## DO THIS
Repeat everything from the first line of the listing below through the line that contains "import plotly.graph_objects as go", exactly. Leave out pictures.

>> BEGIN GIVEN ENTRIES

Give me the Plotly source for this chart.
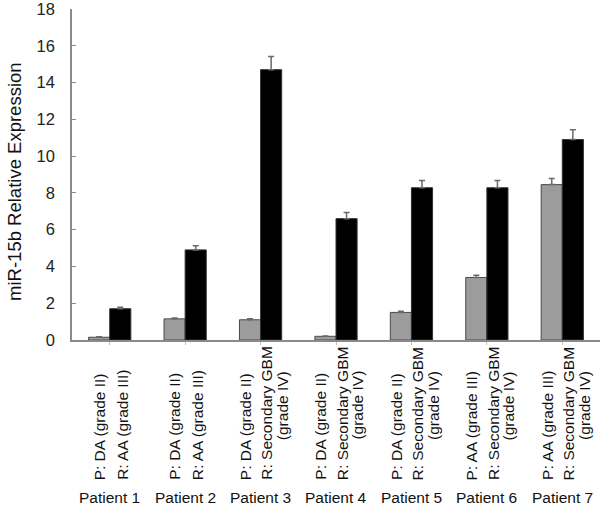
import plotly.graph_objects as go

patients = ["Patient 1", "Patient 2", "Patient 3", "Patient 4", "Patient 5", "Patient 6", "Patient 7"]
primary_labels = ["P: DA (grade II)", "P: DA (grade II)", "P: DA (grade II)", "P: DA (grade II)",
                  "P: DA (grade II)", "P: AA (grade III)", "P: AA (grade III)"]
recurrent_labels = ["R: AA (grade III)", "R: AA (grade III)", "R: Secondary GBM", "R: Secondary GBM",
                    "R: Secondary GBM", "R: Secondary GBM", "R: Secondary GBM"]
recurrent_extra = ["", "", "(grade IV)", "(grade IV)", "(grade IV)", "(grade IV)", "(grade IV)"]

primary_values = [0.15, 1.15, 1.1, 0.2, 1.5, 3.4, 8.45]
primary_err = [0.02, 0.04, 0.05, 0.02, 0.06, 0.12, 0.33]
recurrent_values = [1.7, 4.9, 14.7, 6.6, 8.28, 8.28, 10.9]
recurrent_err = [0.08, 0.23, 0.72, 0.34, 0.4, 0.4, 0.54]

FONT = "Liberation Sans, Arial, sans-serif"
W, H = 600, 510
L, R, T, B = 72, 0, 7, 170
plot_h = H - T - B
y0_px = H - B

def py(pixel_y):
    return (y0_px - pixel_y) / plot_h

def px(pixel_x):
    return (pixel_x - L) / (W - L - R)

fig = go.Figure()
fig.add_trace(go.Bar(
    x=list(range(len(patients))), y=primary_values, name="Primary",
    marker=dict(color="#9c9c9c", line=dict(color="#4a4a4a", width=1)),
    error_y=dict(type="data", array=primary_err, arrayminus=[0] * len(primary_err),
                 symmetric=False, color="#6a6a6a", thickness=1.5, width=3),
))
fig.add_trace(go.Bar(
    x=list(range(len(patients))), y=recurrent_values, name="Recurrent",
    marker=dict(color="#000000", line=dict(color="#333333", width=1)),
    error_y=dict(type="data", array=recurrent_err, arrayminus=[0] * len(recurrent_err),
                 symmetric=False, color="#6a6a6a", thickness=1.5, width=3),
))

LBL = dict(family=FONT, size=15.5, color="#111")
annotations = []
for i, p in enumerate(patients):
    three = recurrent_extra[i] != ""
    offs = (-15, 6, 22) if three else (-10, 12)
    annotations.append(dict(x=i, xref="x", xshift=offs[0], y=py(483), yref="paper",
                            text=primary_labels[i], textangle=-90, showarrow=False,
                            xanchor="center", yanchor="bottom", font=LBL))
    annotations.append(dict(x=i, xref="x", xshift=offs[1], y=py(483), yref="paper",
                            text=recurrent_labels[i], textangle=-90, showarrow=False,
                            xanchor="center", yanchor="bottom", font=LBL))
    if three:
        annotations.append(dict(x=i, xref="x", xshift=offs[2], y=py(406), yref="paper",
                                text=recurrent_extra[i], textangle=-90, showarrow=False,
                                xanchor="center", yanchor="middle", font=LBL))
    annotations.append(dict(x=i, xref="x", y=py(498), yref="paper", text=p, showarrow=False,
                            xanchor="center", yanchor="middle", font=LBL))

annotations.append(dict(x=px(15), xref="paper", y=py(181), yref="paper",
                        text="miR-15b Relative Expression", textangle=-90, showarrow=False,
                        xanchor="center", yanchor="middle",
                        font=dict(family=FONT, size=18.5, color="#111")))

fig.update_layout(
    width=W, height=H,
    margin=dict(l=L, r=R, t=T, b=B, pad=0),
    paper_bgcolor="white", plot_bgcolor="white",
    barmode="group", bargap=0.44, bargroupgap=0,
    showlegend=False,
    annotations=annotations,
    font=dict(family=FONT, color="#111"),
)
fig.update_xaxes(
    range=[-0.5, len(patients) - 0.5], showticklabels=False, showgrid=False, zeroline=False,
    showline=True, linecolor="#8a8a8a", linewidth=1.5,
    ticks="outside", ticklen=3, tickcolor="#c0c0c0", tickvals=list(range(len(patients))),
)
fig.update_yaxes(
    range=[0, 18], tickvals=list(range(0, 19, 2)), showgrid=False, zeroline=False,
    showline=True, linecolor="#8a8a8a", linewidth=1.5,
    ticks="inside", ticklen=4, tickcolor="#8a8a8a",
    tickfont=dict(family=FONT, size=16.5, color="#222"), ticklabelstandoff=12,
    ticklabeloverflow="allow",
)

fig.write_html("out.html", config={"displayModeBar": False},
               post_script="document.body.style.margin='0';document.body.style.overflow='hidden';")
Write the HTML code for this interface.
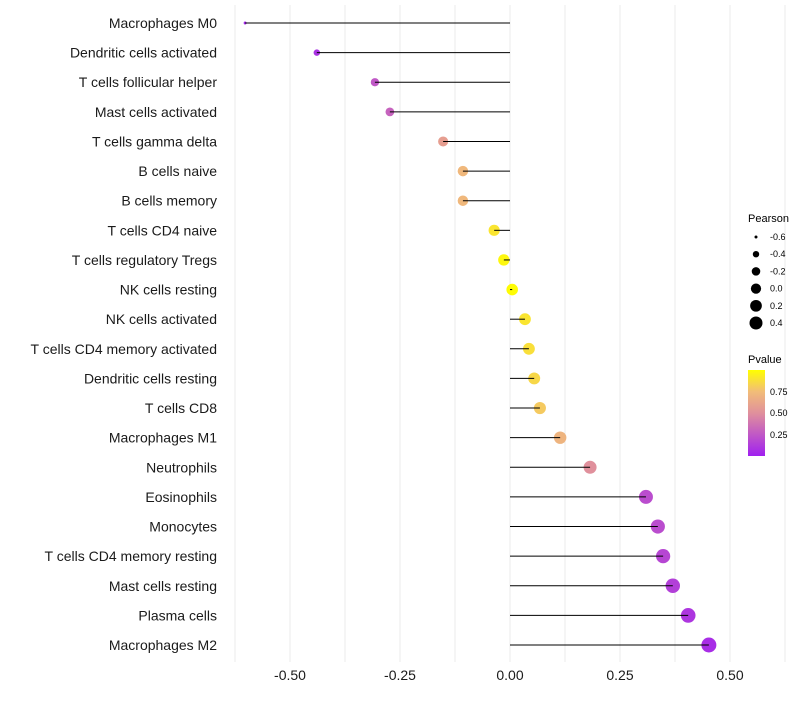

>> END GIVEN ENTRIES

## COMPLETE OUTPUT
Give me the Plotly source for this chart.
import plotly.graph_objects as go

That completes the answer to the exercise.